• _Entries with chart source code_
====================

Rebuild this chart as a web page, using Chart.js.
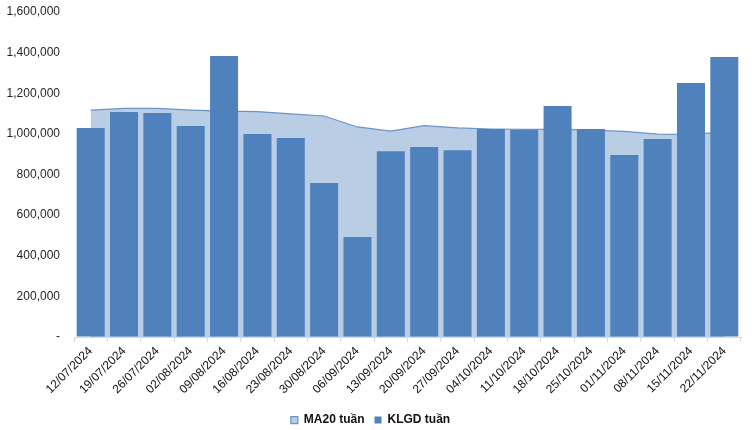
<!DOCTYPE html>
<html>
<head>
<meta charset="utf-8">
<script src="https://cdn.jsdelivr.net/npm/chart.js@4.4.1/dist/chart.umd.min.js"></script>
<style>
  html, body { margin: 0; padding: 0; background: #fff; }
  #wrap { width: 755px; height: 430px; }
</style>
</head>
<body>
<div id="wrap"><canvas id="volChart" width="755" height="430"></canvas></div>
<script>
// weekly dates on the x axis
var weeks = ['12/07/2024', '19/07/2024', '26/07/2024', '02/08/2024', '09/08/2024',
    '16/08/2024', '23/08/2024', '30/08/2024', '06/09/2024', '13/09/2024',
    '20/09/2024', '27/09/2024', '04/10/2024', '11/10/2024', '18/10/2024',
    '25/10/2024', '01/11/2024', '08/11/2024', '15/11/2024', '22/11/2024'];

// KLGD tuần (bars)
var klgdWeek = [1029000, 1108000, 1103000, 1039000, 1383000,
    999000, 980000, 758000, 492000, 915000,
    935000, 920000, 1024000, 1019000, 1137000,
    1024000, 896000, 975000, 1250000, 1378000];

// MA20 tuần (area)
var ma20Week = [1117000, 1125000, 1125000, 1117000, 1112000,
    1110000, 1098000, 1088000, 1034000, 1014000,
    1041000, 1029000, 1024000, 1022000, 1022000,
    1019000, 1012000, 999000, 997000, 1009000];

var yMax = 1600000;
var yStep = 200000;

var fontFamily = "'Liberation Sans', Arial, sans-serif";
Chart.defaults.font.family = fontFamily;
Chart.defaults.color = '#222';

var ctx = document.getElementById('volChart').getContext('2d');
window.volChart = new Chart(ctx, {
    data: {
        labels: weeks,
        datasets: [
            {
                type: 'line',
                label: 'MA20 tuần',
                data: ma20Week,
                fill: 'origin',
                backgroundColor: '#B9CDE5',
                borderColor: '#6C93C9',
                borderWidth: 1.25,
                pointRadius: 0,
                tension: 0,
                order: 2
            },
            {
                type: 'bar',
                label: 'KLGD tuần',
                data: klgdWeek,
                backgroundColor: '#4F81BD',
                borderWidth: 0,
                barPercentage: 0.84,
                categoryPercentage: 1.0,
                order: 1
            }
        ]
    },
    options: {
        responsive: false,
        animation: false,
        layout: {
            padding: { left: 0, right: 14, top: 12, bottom: -6 }
        },
        plugins: {
            tooltip: { enabled: false },
            legend: {
                position: 'bottom',
                labels: {
                    boxWidth: 7,
                    boxHeight: 7,
                    padding: 10,
                    color: '#111',
                    font: { size: 12, weight: 'bold' },
                    sort: function(a, b) { return a.datasetIndex - b.datasetIndex; }
                }
            }
        },
        scales: {
            x: {
                offset: true,
                grid: {
                    display: true,
                    drawOnChartArea: false,
                    drawTicks: true,
                    tickLength: 5,
                    offset: true,
                    color: '#D9D9D9'
                },
                border: { display: true, color: '#D9D9D9' },
                ticks: {
                    minRotation: 45,
                    maxRotation: 45,
                    autoSkip: false,
                    padding: 2,
                    color: '#111',
                    font: { size: 12 }
                },
                afterFit: function(scale) { scale.height = 67; }
            },
            y: {
                min: 0,
                max: yMax,
                grid: {
                    display: true,
                    drawOnChartArea: false,
                    drawTicks: true,
                    tickLength: 12,
                    tickColor: 'rgba(0,0,0,0)'
                },
                border: { display: false },
                ticks: {
                    stepSize: yStep,
                    padding: 2,
                    color: '#262626',
                    font: { size: 12 },
                    callback: function(value) {
                        return value === 0 ? '-' : value.toLocaleString('en-US');
                    }
                },
                afterFit: function(scale) { scale.width = 74; }
            }
        }
    }
});
</script>
</body>
</html>
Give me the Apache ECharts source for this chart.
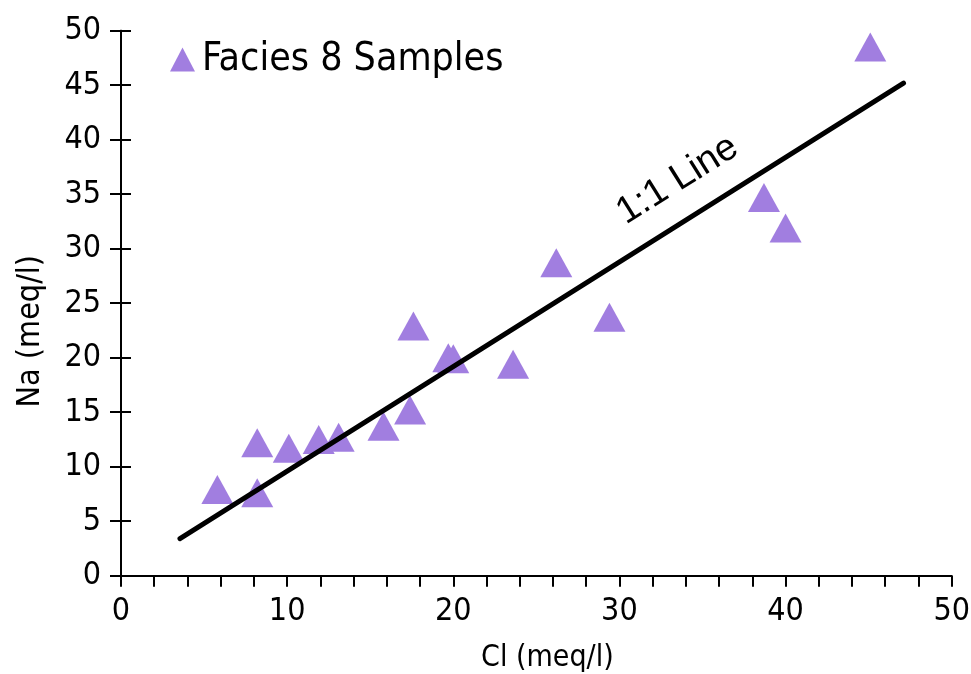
<!DOCTYPE html>
<html><head><meta charset="utf-8">
<script src="https://cdn.jsdelivr.net/npm/echarts@6/dist/echarts.min.js"></script>
<style>html,body{margin:0;padding:0;background:#fff}#c{width:971px;height:674px}</style>
</head><body><div id="c"></div>
<script>
const seriesName = 'Facies 8 Samples';
const clValues = [5.8, 8.2, 8.2, 10.1, 11.9, 13.1, 15.8, 17.4, 17.6, 19.7, 20.0, 23.6, 26.2, 29.4, 38.7, 40.0, 45.1];
const naValues = [7.9, 7.6, 12.2, 11.7, 12.5, 12.7, 13.7, 15.2, 22.9, 20.0, 19.9, 19.4, 28.7, 23.7, 34.7, 31.9, 48.5];
const lineCl = [3.55, 47.1];
const lineNa = [3.4, 45.2];
const lineLabel = '1:1 Line';
const lineLabelCl = [33.5];
const lineLabelNa = [36.3];
const xTitle = 'Cl (meq/l)';
const yTitle = 'Na (meq/l)';

const FONT = '"DejaVu Sans Condensed", "DejaVu Sans", sans-serif';
const PURPLE = '#a17ee0';

const chart = echarts.init(document.getElementById('c'), null, {renderer: 'canvas'});
const scatterData = clValues.map((v, i) => [v, naValues[i]]);
const lineData = lineCl.map((v, i) => [v, lineNa[i]]);
const labelData = lineLabelCl.map((v, i) => [v, lineLabelNa[i]]);

chart.setOption({
  backgroundColor: '#fff',
  animation: false,
  grid: {left: 121, right: 19.3, top: 30.7, bottom: 98.3, containLabel: false, outerBoundsMode: 'none'},
  legend: {
    data: [seriesName],
    left: 170, top: 40, padding: 0,
    itemWidth: 25, itemHeight: 24, itemGap: 10,
    icon: 'triangle',
    textStyle: {fontFamily: FONT, fontSize: 39, color: '#000', padding: [0, 0, 0, 2]}
  },
  xAxis: {
    type: 'value', min: 0, max: 50, interval: 10,
    name: xTitle, nameLocation: 'middle', nameGap: 68,
    nameTextStyle: {fontFamily: FONT, fontSize: 30, color: '#000', padding: [0, 0, 0, 22]},
    axisLine: {show: true, onZero: false, lineStyle: {color: '#000', width: 2}},
    axisTick: {show: true, inside: false, length: 11, lineStyle: {color: '#000', width: 2}},
    minorTick: {show: true, splitNumber: 5, length: 11, lineStyle: {color: '#000', width: 2}},
    axisLabel: {fontFamily: FONT, fontSize: 32, color: '#000', margin: 20},
    splitLine: {show: false}
  },
  yAxis: [{
    type: 'value', min: 0, max: 50, interval: 5, position: 'left',
    name: yTitle, nameLocation: 'middle', nameGap: 74,
    nameTextStyle: {fontFamily: FONT, fontSize: 32, color: '#000', padding: [0, 56, 0, 0]},
    axisLine: {show: true, onZero: false, lineStyle: {color: '#000', width: 2}},
    axisTick: {show: true, inside: false, length: 11, lineStyle: {color: '#000', width: 2}},
    axisLabel: {fontFamily: FONT, fontSize: 32, color: '#000', margin: 20},
    splitLine: {show: false}
  }, {
    type: 'value', min: 0, max: 50, interval: 5, position: 'left', offset: 0,
    axisLine: {show: true, onZero: false, lineStyle: {color: '#000', width: 2}},
    axisTick: {show: true, inside: true, length: 10, lineStyle: {color: '#000', width: 2}},
    axisLabel: {show: false},
    splitLine: {show: false}
  }],
  series: [{
    name: seriesName, type: 'scatter', data: scatterData,
    symbol: 'triangle', symbolSize: [32, 29],
    itemStyle: {color: PURPLE, opacity: 1}, z: 2
  }, {
    name: 'line', type: 'line', data: lineData, symbol: 'none',
    lineStyle: {color: '#000', width: 5, cap: 'round'}, z: 3
  }, {
    name: 'label', type: 'scatter', data: labelData, symbol: 'circle', symbolSize: 0.01,
    itemStyle: {color: '#ffffff', opacity: 1}, z: 4, silent: true,
    label: {show: true, position: 'inside', formatter: lineLabel, rotate: 32,
      fontFamily: '"Liberation Sans", Arial, sans-serif', fontSize: 38, color: '#000000',
      textBorderWidth: 0, opacity: 1}
  }]
});
</script></body></html>
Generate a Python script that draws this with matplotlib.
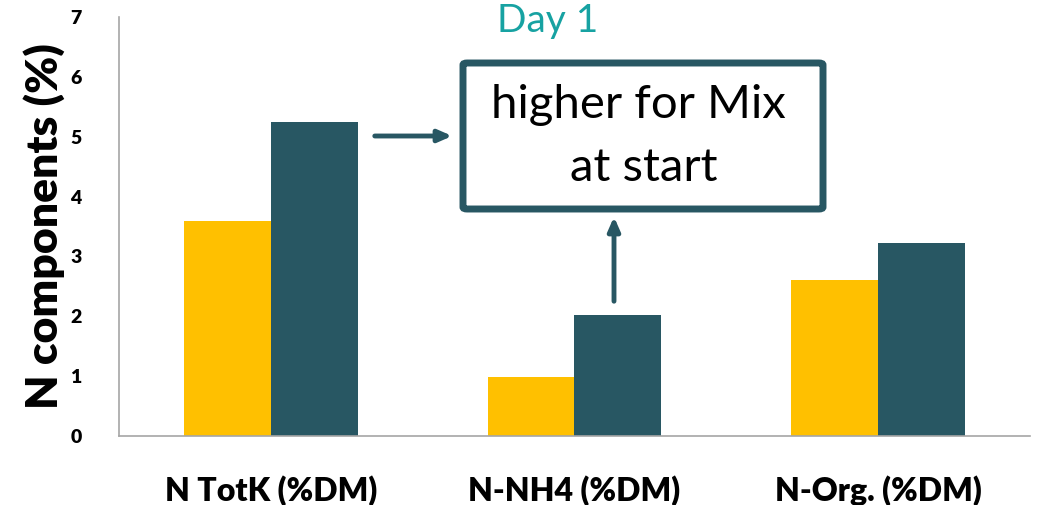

====================

• _INSTRUCTIONS TO FOLLOW_
Nothing but the lines above, starting at the line that contains "Give me the" and ending at the line that contains "const labelData = lineLabelCl.map((v, i)", should be given again, exactly and without the pictures.

• _EXERCISE RESULT_
Give me the Apache ECharts source for this chart.
<!DOCTYPE html>
<html><head><meta charset="utf-8">
<script src="https://cdn.jsdelivr.net/npm/echarts@6/dist/echarts.min.js"></script>
<style>html,body{margin:0;padding:0;background:#fff}#c{width:971px;height:674px}</style>
</head><body><div id="c"></div>
<script>
const seriesName = 'Facies 8 Samples';
const clValues = [5.8, 8.2, 8.2, 10.1, 11.9, 13.1, 15.8, 17.4, 17.6, 19.7, 20.0, 23.6, 26.2, 29.4, 38.7, 40.0, 45.1];
const naValues = [7.9, 7.6, 12.2, 11.7, 12.5, 12.7, 13.7, 15.2, 22.9, 20.0, 19.9, 19.4, 28.7, 23.7, 34.7, 31.9, 48.5];
const lineCl = [3.55, 47.1];
const lineNa = [3.4, 45.2];
const lineLabel = '1:1 Line';
const lineLabelCl = [33.5];
const lineLabelNa = [36.3];
const xTitle = 'Cl (meq/l)';
const yTitle = 'Na (meq/l)';

const FONT = '"DejaVu Sans Condensed", "DejaVu Sans", sans-serif';
const PURPLE = '#a17ee0';

const chart = echarts.init(document.getElementById('c'), null, {renderer: 'canvas'});
const scatterData = clValues.map((v, i) => [v, naValues[i]]);
const lineData = lineCl.map((v, i) => [v, lineNa[i]]);
const labelData = lineLabelCl.map((v, i) => [v, lineLabelNa[i]]);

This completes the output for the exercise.